Underground Solutions, Inc. v. Palermo, 2016 WL 2866099, No.
13 C 8407 (N.D. Ill. May 17, 2016)
 
Related decisions discussed from 2012,
2014,
and 2015.  Plaintiff UGSI sued Palermo for trade libel
and false advertising under California and federal law (having previously
dismissed a tortious interference claim). 
UGSI alleged that Palermo, as a paid spokesperson for one of UGSI’s
competitors, made false or misleading statements about UGSI’s products,
subterranean pipes used for water transmission. 

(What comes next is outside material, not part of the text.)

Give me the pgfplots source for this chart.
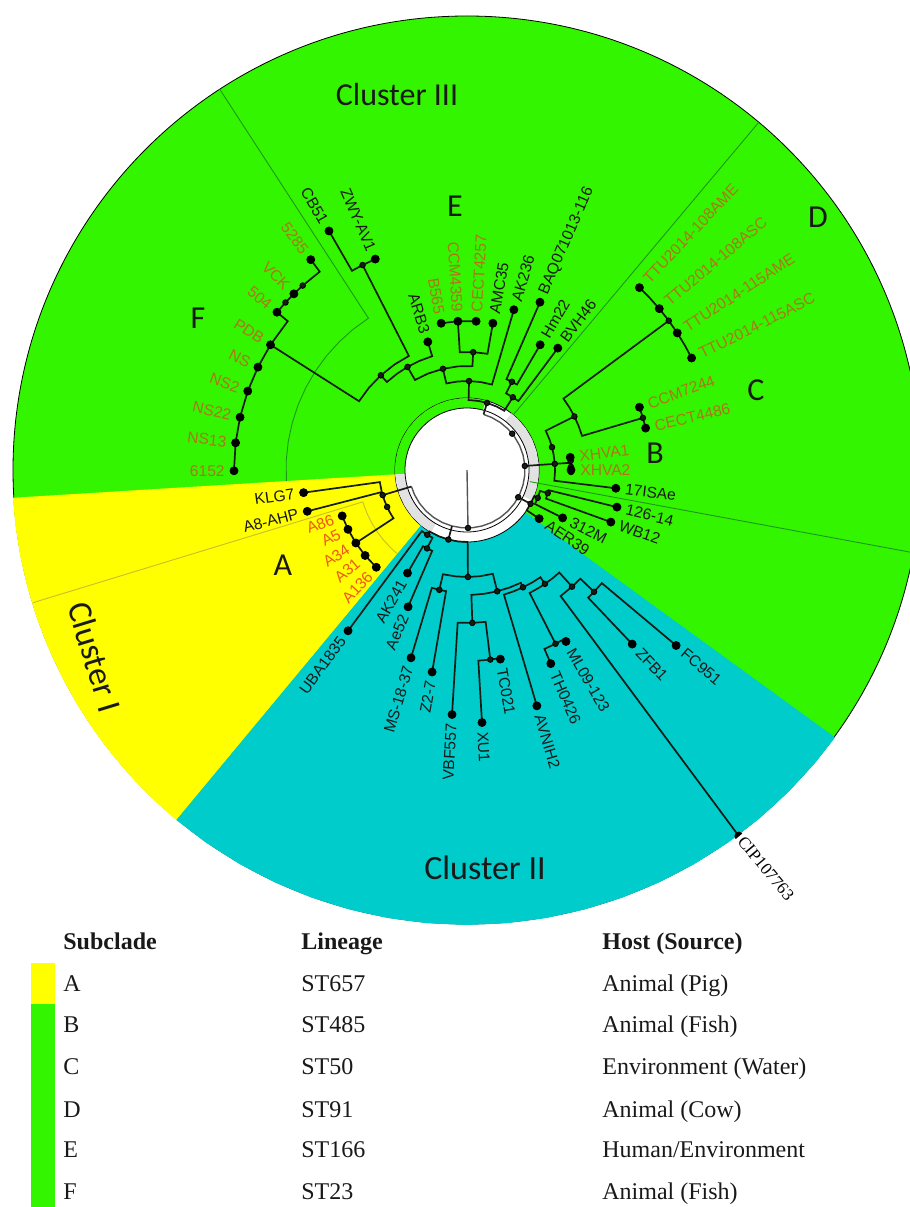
\documentclass[border=0pt]{standalone}
\usepackage{fontspec}
\setmainfont{Liberation Serif}
\newfontfamily\lblfont{Liberation Sans}
\newfontfamily\calfont{Carlito}
\usepackage{pgfplots}
\pgfplotsset{compat=1.18}

\definecolor{cG}{RGB}{51,245,0}
\definecolor{cY}{RGB}{255,255,0}
\definecolor{cC}{RGB}{0,204,204}
\definecolor{cOr}{RGB}{172,118,24}
\definecolor{cRd}{RGB}{240,88,24}
\definecolor{cLn}{RGB}{20,28,20}
\definecolor{cGr}{RGB}{226,226,226}
\definecolor{cSep}{RGB}{30,150,30}
\definecolor{cSepY}{RGB}{200,190,40}
\definecolor{cRoot}{RGB}{85,85,85}
\definecolor{cTxt}{RGB}{25,25,25}

\pgfplotsset{
  branch/.style={data cs=polar, draw=cLn, line width=0.85pt},
  sep/.style={data cs=polar, draw=cSep, line width=0.45pt},
  wedge/.style={data cs=polar, draw=none},
  leaf/.style={data cs=polar, only marks, mark=*,
    mark options={draw=none, fill=none},
    point meta=explicit symbolic, nodes near coords,
    visualization depends on={\thisrow{th} \as \lblang}},
  leafR/.style={leaf, every node near coord/.append style={anchor=west,
    rotate=\lblang, inner sep=4.5pt, font=\lblfont\fontsize{7.8}{9}\selectfont}},
  leafL/.style={leaf, every node near coord/.append style={anchor=east,
    rotate=\lblang+180, inner sep=4.5pt, font=\lblfont\fontsize{7.8}{9}\selectfont}},
}

\begin{document}
\begin{tikzpicture}
\begin{axis}[
  scale only axis, width=455pt, height=603.5pt,
  xmin=-467, xmax=443, ymin=-737, ymax=470,
  hide axis, clip marker paths=true,
]
% background disk and clusters
\addplot[only marks, mark=*, mark size=227pt, mark options={fill=cG, draw=none}] coordinates {(0,0)};
\addplot[wedge, fill=cY] coordinates {(183.5,0) (183.5,455) (187,455) (191,455) (195,455) (199,455) (203,455) (207,455) (211,455) (215,455) (219,455) (223,455) (227,455) (230.3,455) (230.3,0)};
\addplot[wedge, fill=cC] coordinates {(230.3,0) (230.3,455) (235,455) (240,455) (245,455) (250,455) (255,455) (260,455) (265,455) (270,455) (275,455) (280,455) (285,455) (290,455) (295,455) (300,455) (305,455) (310,455) (315,455) (320,455) (324,455) (324,0)};
% centre ring
\addplot[only marks, mark=*, mark size=36pt, mark options={fill=white, draw=none}] coordinates {(0,0)};
\addplot[wedge, fill=cG] coordinates {(75,0) (75,72) (85,72) (95,72) (105,72) (115,72) (125,72) (135,72) (145,72) (155,72) (165,72) (175,72) (183.5,72) (183.5,0)};
\addplot[wedge, fill=cGr] coordinates {(-25,0) (-25,72) (-15,72) (-5,72) (5,72) (15,72) (25,72) (35,72) (45,72) (52,72) (52,0)};
\addplot[wedge, fill=cGr] coordinates {(183.5,0) (183.5,72) (190,72) (200,72) (210,72) (220,72) (230,72) (240,72) (240,0)};
\addplot[only marks, mark=*, mark size=31pt, mark options={fill=white, draw=none}] coordinates {(0,0)};

% subclade separators
\addplot[sep] coordinates {(123,454) (123,181) (129,181) (135,181) (141,181) (147,181) (153,181) (159,181) (165,181) (171,181) (177,181) (183.5,181)};
\addplot[sep, draw=cSepY] coordinates {(197,454) (197,109) (203,109) (209,109) (215,109) (221,109) (227,109) (230,109)};
\addplot[sep] coordinates {(50,73) (50,454)};
\addplot[sep] coordinates {(-10.5,64) (-10.5,454)};

% root
\addplot[data cs=polar, draw=cRoot, line width=0.7pt] coordinates {(-89,0) (-89,58)};
\addplot[data cs=polar, draw=cRoot, line width=0.7pt] coordinates {(73.4,58) (65,58) (55,58) (45,58) (35,58) (25,58) (15,58) (5,58) (-5,58) (-15,58) (-25,58) (-35,58) (-45,58) (-55,58) (-65,58) (-75,58) (-85,58) (-95,58) (-105,58) (-115,58) (-125,58) (-135,58) (-145,58) (-155,58) (-163.4,58)};

% cluster III: E and F
\addplot[branch] coordinates {(73.4,58) (73.4,70)};
\addplot[branch] coordinates {(88.7,89) (88.7,70) (80,70) (73.4,70) (65,70) (57.8,70) (57.8,86)};
\addplot[branch] coordinates {(63,99) (63,86) (58,86) (53.3,86) (53.3,152)};
\addplot[branch] coordinates {(66.5,183) (66.5,99) (63,99) (59.7,99) (59.7,145)};
\addplot[branch] coordinates {(103.4,104) (103.4,89) (96,89) (88.7,89) (81,89) (73.7,89) (73.7,167)};
\addplot[branch] coordinates {(120,119) (120,104) (112,104) (103.4,104) (95,104) (87,104) (87,118)};
\addplot[branch] coordinates {(93.5,149) (93.5,118) (87,118) (80,118) (80,149)};
\addplot[branch] coordinates {(100,149) (93.5,149) (86.5,149)};
\addplot[branch] coordinates {(132.3,128) (132.3,119) (126,119) (120,119) (113.5,119) (107,119) (107,134)};
\addplot[branch] coordinates {(147.5,233) (147.5,128) (140,128) (132.3,128) (124.5,128) (117,128) (117,230)};
\addplot[branch] coordinates {(120,276) (120,230) (117,230) (113.5,230)};
\addplot[branch] coordinates {(180.2,233) (173.3,233) (166.9,233) (160.2,233) (153.8,233) (147.5,233) (140.3,233) (140.3,247) (137.3,247) (134.5,247) (131.7,247) (126.6,247) (126.6,262)};

% cluster III: B, C, D
\addplot[branch] coordinates {(4,58) (4,104)};
\addplot[branch] coordinates {(26.5,120) (26.5,88) (20,88) (15,88) (10,88) (4,88) (-1,88) (-7,88) (-7,150)};
\addplot[branch] coordinates {(7.2,104) (4,104) (-1.1,104)};
\addplot[branch] coordinates {(36.5,251) (36.5,120) (31.5,120) (26.5,120) (21.5,120) (16.5,120) (16.5,183.5)};
\addplot[branch] coordinates {(20,183.5) (16.5,183.5) (13.2,183.5)};
\addplot[branch] coordinates {(46.6,251) (43.3,251) (40,251) (36.5,251) (33.1,251) (29.8,251) (26.5,251)};
\addplot[branch] coordinates {(-28,58) (-28,72)};
\addplot[branch] coordinates {(-21.5,76) (-21.5,72) (-28,72) (-34,72) (-34,87)};
\addplot[branch] coordinates {(-26.6,107) (-26.6,76) (-21.5,76) (-16,76) (-16,84)};
\addplot[branch] coordinates {(-19.9,153) (-19.9,84) (-16,84) (-13.9,84) (-13.9,154.5)};

% cluster I: A
\addplot[branch] coordinates {(196.6,58) (196.6,88)};
\addplot[branch] coordinates {(187.9,165) (187.9,88) (194.5,88) (196.6,88) (200.5,88) (204.8,88) (209,88) (213.3,88) (213.3,133)};
\addplot[branch] coordinates {(194.5,88) (194.5,165)};
\addplot[branch] coordinates {(200.2,133) (206.5,133) (213.3,133) (220,133) (227,133)};

% cluster II
\addplot[branch] coordinates {(-105,58) (-105,72)};
\addplot[branch] coordinates {(-121.5,76) (-121.5,72) (-113,72) (-105,72) (-97,72) (-89.5,72) (-89.5,107)};
\addplot[branch] coordinates {(-126.5,200) (-126.5,76) (-121.5,76) (-117,76) (-117,88)};
\addplot[branch] coordinates {(-120,119) (-120,88) (-117,88) (-113.3,88) (-113.3,149)};
\addplot[branch] coordinates {(-103,123) (-103,107) (-96,107) (-89.5,107) (-83,107) (-76,107) (-76,125)};
\addplot[branch] coordinates {(-106.6,196) (-106.6,123) (-103,123) (-99.8,123) (-99.8,205)};
\addplot[branch] coordinates {(-88,153) (-88,125) (-82,125) (-76,125) (-70,125) (-64.5,125) (-64.5,130)};
\addplot[branch] coordinates {(-93.5,245) (-93.5,153) (-88,153) (-83,153) (-83,191)};
\addplot[branch] coordinates {(-86.6,253) (-86.6,191) (-83,191) (-80,191) (-80,192)};
\addplot[branch] coordinates {(-73.5,246) (-73.5,130) (-69,130) (-64.5,130) (-60,130) (-55.6,130) (-55.6,138)};
\addplot[branch] coordinates {(-63,195) (-63,138) (-59,138) (-55.6,138) (-52,138) (-48,138) (-48,157)};
\addplot[branch] coordinates {(-66.6,211) (-66.6,195) (-63,195) (-60,195) (-60,198)};
\addplot[branch] coordinates {(-53.4,456) (-53.4,157) (-48,157) (-43.8,157) (-43.8,176)};
\addplot[branch] coordinates {(-46.5,240) (-46.5,176) (-43.8,176) (-40,176) (-40,273)};

% nodes and tips
\addplot[data cs=polar, only marks, mark=*, mark size=1.4pt, mark options={fill=cLn, draw=none}] coordinates {
(38.8,58) (4,58) (-28,58) (-89,58)
(73.4,70) (88.7,89) (73.7,167) (103.4,104) (87,118) (80,149) (100,149) (93.5,149) (86.5,149)
(120,119) (107,134) (132.3,128) (117,230) (120,276) (113.5,230)
(180.2,233) (173.3,233) (166.9,233) (160.2,233) (153.8,233) (147.5,233)
(140.3,247) (137.3,247) (134.5,247) (131.7,247) (126.6,262)
(57.8,86) (63,99) (66.5,183) (59.7,145) (53.3,152)
(15,88) (4,88) (7.2,104) (5,104) (1.7,104) (-1.1,104) (-7,150) (26.5,120)
(16.5,183.5) (20,183.5) (13.2,183.5)
(46.6,251) (40,251) (36.5,251) (33.1,251) (26.5,251)
(-28,72) (-21.5,76) (-16,84) (-34,87) (-26.6,107) (-19.9,153) (-13.9,154.5)
(196.6,88) (204.8,88) (187.9,165) (194.5,165)
(200.2,133) (206.5,133) (213.3,133) (220,133) (227,133)
(-105,72) (-121.5,76) (-126.5,200) (-117,88) (-120,119) (-113.3,149)
(-89.5,107) (-103,123) (-106.6,196) (-99.8,205) (-76,125) (-88,153) (-93.5,245)
(-83,191) (-86.6,253) (-80,192) (-64.5,130) (-73.5,246) (-55.6,138) (-63,195)
(-66.6,211) (-60,198) (-48,157) (-53.4,456) (-43.8,176) (-46.5,240) (-40,273)
};

% leaf labels
\addplot[leafR, every node near coord/.append style={text=cTxt}] table[x=th, y=r, meta=t] {
th r t
80 149 AMC35
73.7 167 AK236
66.5 183 BAQ071013-116
59.7 145 Hm22
53.3 152 BVH46
-7 150 17ISAe
-13.9 154.5 126-14
-19.9 153 WB12
-26.6 107 312M
-34 87 AER39
-40 273 FC951
-46.5 240 ZFB1
-60 198 ML09-123
-66.6 211 TH0426
-73.5 246 AVNIH2
-80 192 TC021
-86.6 253 XU1
};
\addplot[leafR, every node near coord/.append style={text=cOr}] table[x=th, y=r, meta=t] {
th r t
86.5 149 CECT4257
46.6 251 TTU2014-108AME
40 251 TTU2014-108ASC
33.1 251 TTU2014-115AME
26.5 251 TTU2014-115ASC
20 183.5 CCM7244
13.2 183.5 CECT4486
7 104 XHVA1
0 104 XHVA2
};
\addplot[leafL, every node near coord/.append style={text=cTxt}] table[x=th, y=r, meta=t] {
th r t
107 134 ARB3
113.5 230 ZWY-AV1
120 276 CB51
187.9 165 KLG7
194.5 165 A8-AHP
233.5 200 UBA1835
240 119 AK241
246.7 149 Ae52
253.4 196 MS-18-37
260.2 205 Z2-7
266.5 245 VBF557
};
\addplot[leafL, every node near coord/.append style={text=cOr}] table[x=th, y=r, meta=t] {
th r t
100 149 B565
93.5 149 CCM4359
126.6 262 5285
134.5 247 VCK
140.3 247 504
147.5 233 PDB
153.8 233 NS
160.2 233 NS2
166.9 233 NS22
173.3 233 NS13
180.2 233 6152
};
\addplot[leafL, every node near coord/.append style={text=cRd}] table[x=th, y=r, meta=t] {
th r t
200.2 133 A86
206.5 133 A5
213.3 133 A34
220 133 A31
227 133 A136
};
\addplot[leaf, every node near coord/.append style={anchor=west, rotate=-50, fill=white,
  inner sep=1.5pt, text=black, font=\fontsize{8.5}{10}\selectfont}] table[x=th, y=r, meta=t] {
th r t
-53.4 456 CIP107763
};

% cluster and subclade names
\node[font=\calfont\fontsize{16}{18}\selectfont, text=cTxt] at (axis cs:-70,375) {Cluster III};
\node[font=\calfont\fontsize{17}{19}\selectfont, text=cTxt] at (axis cs:18,-398) {Cluster II};
\node[font=\calfont\fontsize{17}{19}\selectfont, text=cTxt, rotate=-73] at (axis cs:-372,-187) {Cluster I};
\node[font=\calfont\fontsize{16}{18}\selectfont, text=cTxt] at (axis cs:-269,152) {F};
\node[font=\calfont\fontsize{16}{18}\selectfont, text=cTxt] at (axis cs:-12,264) {E};
\node[font=\calfont\fontsize{16}{18}\selectfont, text=cTxt] at (axis cs:351,253) {D};
\node[font=\calfont\fontsize{16}{18}\selectfont, text=cTxt] at (axis cs:289,80) {C};
\node[font=\calfont\fontsize{16}{18}\selectfont, text=cTxt] at (axis cs:188,17) {B};
\node[font=\calfont\fontsize{16}{18}\selectfont, text=cTxt] at (axis cs:-184,-95) {A};

% key table
\addplot[fill=cY, draw=none] coordinates {(-436,-493) (-412,-493) (-412,-534) (-436,-534)};
\addplot[fill=cG, draw=none] coordinates {(-436,-534) (-412,-534) (-412,-737) (-436,-737)};
\begin{scope}[every node/.style={anchor=base west, inner sep=0pt, text=cTxt, font=\fontsize{12}{14}\selectfont}]
\node at (axis cs:-404,-480) {\textbf{Subclade}};
\node at (axis cs:-166,-480) {\textbf{Lineage}};
\node at (axis cs:135,-480) {\textbf{Host (Source)}};
\node at (axis cs:-404,-522) {A};
\node at (axis cs:-166,-522) {ST657};
\node at (axis cs:135,-522) {Animal (Pig)};
\node at (axis cs:-404,-563) {B};
\node at (axis cs:-166,-563) {ST485};
\node at (axis cs:135,-563) {Animal (Fish)};
\node at (axis cs:-404,-605) {C};
\node at (axis cs:-166,-605) {ST50};
\node at (axis cs:135,-605) {Environment (Water)};
\node at (axis cs:-404,-647) {D};
\node at (axis cs:-166,-647) {ST91};
\node at (axis cs:135,-647) {Animal (Cow)};
\node at (axis cs:-404,-688) {E};
\node at (axis cs:-166,-688) {ST166};
\node at (axis cs:135,-688) {Human/Environment};
\node at (axis cs:-404,-730) {F};
\node at (axis cs:-166,-730) {ST23};
\node at (axis cs:135,-730) {Animal (Fish)};
\end{scope}
\end{axis}
\pgfresetboundingbox
\path[use as bounding box] (current axis.south west) rectangle (current axis.north east);
\end{tikzpicture}
\end{document}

Here, the court granted partial summary judgment in favor of UGSI on the
Lanham Act claim and dismissed the trade libel claim.
 
This is what I love about Lanham Act cases: you learn about
details of how the world works.  Underground
water pipes include ductile iron pipe, high-density polyethylene (HDPE) pipe,
and polyvinyl chloride (PVC) pipe.  Rapid crack
propagation (RCP) is pretty much what it sounds and can occur up to several
hundred feet per second; it can happen in any type of pipe when the right
(wrong) event occurs, such as someone bending or pressurizing a pipe too far or
an external object hitting the pipe.  Whether
RCP happens after a break depends on many factors, including the pipe’s
diameter and wall thickness, the internal operating pressure, and the pipe’s
chemical makeup. Although RCP can’t occur in 100% water pressurized pipe,
a small amount of air in a pipe could enable RCP.
 
Municipalities typically use more than one pipe to create a
network.  HDPE pipe sections are often
‘butt fused,’ connected end-to-end by thermal fusion techniques. Ductile iron
or PVC pipe traditionally uses ‘bell-and-spigot’ joints to latch each pipe to
the next. UGSI is the only producer of Fusible PVC pipe, where thermal fusion eliminates
the need for bell-and-spigot junctures. “Some Fusible PVC pipes stretch
seamlessly for miles, which simplifies and speeds up installation, avoids the
potential for corrosion and seepage intrinsic to bell-and-spigot joints, and
eliminates associated maintenance requirements and costs.”
 
Palermo operates a consulting firm that provides litigation
consulting and failure analysis services. During the relevant period, Palermo
had a consulting agreement with Performance Pipe, which makes HDPE pipe. “Along
with two HDPE pipe interest groups (the Plastics Pipe Institute and the
Alliance for PE Pipe), Performance Pipe paid Palermo to attend trade shows and
give presentations about Fusible PVC pipe.” 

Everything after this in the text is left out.